Dave Antonucci, who wrote “A Snowballs Chance: The story of the 1960 Olympic Winter Games,” says that the Squaw Valley Olympics “clearly quick started the western ski industry.” Along with the completion of I-80 in 1963, which was spurred by the Olympics, our sleepy little summer tourist town morphed into a world-renowned, all-season resort. With the London 2012 Summer Olympics a little over a month away, I thought I would look back on what it was like growing up just after the Olympics were held, and then look forward to what it might be like if the Olympics were to return to Tahoe again.
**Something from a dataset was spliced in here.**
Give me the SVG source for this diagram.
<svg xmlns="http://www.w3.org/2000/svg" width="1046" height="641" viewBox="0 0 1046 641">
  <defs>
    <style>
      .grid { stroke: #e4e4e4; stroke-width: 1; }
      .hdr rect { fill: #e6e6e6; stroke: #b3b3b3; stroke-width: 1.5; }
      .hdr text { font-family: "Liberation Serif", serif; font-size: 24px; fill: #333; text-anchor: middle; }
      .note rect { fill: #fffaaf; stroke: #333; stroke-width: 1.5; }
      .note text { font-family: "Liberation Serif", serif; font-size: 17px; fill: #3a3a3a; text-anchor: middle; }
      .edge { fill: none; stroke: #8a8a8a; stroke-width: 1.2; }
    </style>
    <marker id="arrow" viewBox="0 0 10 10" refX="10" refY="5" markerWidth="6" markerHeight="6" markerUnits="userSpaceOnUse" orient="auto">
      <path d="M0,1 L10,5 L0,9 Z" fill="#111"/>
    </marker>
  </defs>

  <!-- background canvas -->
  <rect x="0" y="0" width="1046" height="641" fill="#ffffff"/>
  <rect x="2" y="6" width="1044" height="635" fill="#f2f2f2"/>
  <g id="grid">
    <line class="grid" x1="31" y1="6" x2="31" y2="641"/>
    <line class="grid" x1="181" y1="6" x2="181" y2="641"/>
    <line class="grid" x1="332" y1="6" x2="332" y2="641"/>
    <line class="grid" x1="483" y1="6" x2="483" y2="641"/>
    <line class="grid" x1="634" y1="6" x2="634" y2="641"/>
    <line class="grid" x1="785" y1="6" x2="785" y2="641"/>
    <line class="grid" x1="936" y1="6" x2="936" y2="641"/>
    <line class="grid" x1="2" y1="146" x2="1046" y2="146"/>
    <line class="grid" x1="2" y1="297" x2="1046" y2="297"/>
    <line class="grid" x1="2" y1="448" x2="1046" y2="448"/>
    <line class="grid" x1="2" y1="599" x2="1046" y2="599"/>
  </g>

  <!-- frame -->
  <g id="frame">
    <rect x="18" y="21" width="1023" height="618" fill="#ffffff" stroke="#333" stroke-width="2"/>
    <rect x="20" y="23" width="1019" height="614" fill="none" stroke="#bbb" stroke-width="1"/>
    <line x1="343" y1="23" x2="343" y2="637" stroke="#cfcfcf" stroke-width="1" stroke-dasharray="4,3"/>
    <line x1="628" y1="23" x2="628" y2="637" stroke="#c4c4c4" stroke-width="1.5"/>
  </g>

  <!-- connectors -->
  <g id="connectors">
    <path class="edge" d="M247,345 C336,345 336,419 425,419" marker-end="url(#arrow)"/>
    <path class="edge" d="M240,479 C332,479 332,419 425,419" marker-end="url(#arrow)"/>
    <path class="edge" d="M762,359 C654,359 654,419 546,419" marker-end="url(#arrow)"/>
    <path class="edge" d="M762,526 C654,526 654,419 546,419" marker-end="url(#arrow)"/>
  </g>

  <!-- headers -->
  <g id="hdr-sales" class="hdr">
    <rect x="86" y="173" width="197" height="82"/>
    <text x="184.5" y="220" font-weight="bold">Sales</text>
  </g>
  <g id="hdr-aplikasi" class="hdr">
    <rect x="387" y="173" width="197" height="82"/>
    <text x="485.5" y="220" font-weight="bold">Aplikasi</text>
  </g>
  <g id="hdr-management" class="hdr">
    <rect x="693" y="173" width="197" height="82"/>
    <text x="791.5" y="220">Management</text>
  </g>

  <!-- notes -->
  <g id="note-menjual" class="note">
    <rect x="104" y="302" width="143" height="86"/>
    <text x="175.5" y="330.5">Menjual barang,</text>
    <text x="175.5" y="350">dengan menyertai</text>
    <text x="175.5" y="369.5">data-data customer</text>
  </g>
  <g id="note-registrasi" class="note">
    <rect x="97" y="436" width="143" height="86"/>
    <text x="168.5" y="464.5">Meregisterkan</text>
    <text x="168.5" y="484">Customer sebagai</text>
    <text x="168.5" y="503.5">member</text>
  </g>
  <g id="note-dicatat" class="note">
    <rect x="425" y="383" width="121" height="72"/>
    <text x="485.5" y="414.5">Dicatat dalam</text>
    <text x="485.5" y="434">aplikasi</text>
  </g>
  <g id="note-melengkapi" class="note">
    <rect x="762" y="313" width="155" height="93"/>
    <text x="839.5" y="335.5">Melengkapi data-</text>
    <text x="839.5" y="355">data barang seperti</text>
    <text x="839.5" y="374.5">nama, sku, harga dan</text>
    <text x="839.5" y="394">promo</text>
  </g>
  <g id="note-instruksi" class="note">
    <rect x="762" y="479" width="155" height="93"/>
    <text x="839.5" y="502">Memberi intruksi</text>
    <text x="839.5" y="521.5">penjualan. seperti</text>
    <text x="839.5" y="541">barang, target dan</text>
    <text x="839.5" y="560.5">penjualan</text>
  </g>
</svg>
As a kid growing up in the ’60s and ’70s, I was too busy pretending to be a major league pitcher throwing curve balls against the driveway retaining wall to worry about the condo and housing developments that were popping up like wildflowers everywhere you looked. I do remember, however, that when we moved to Dollar Point in 1966 the majority of the lots in the area were vacant.We turned them into our playgrounds. Sadly for us, in the next 10 years our prime terrain for hide-and-seek was covered up with a bunch of boring old houses.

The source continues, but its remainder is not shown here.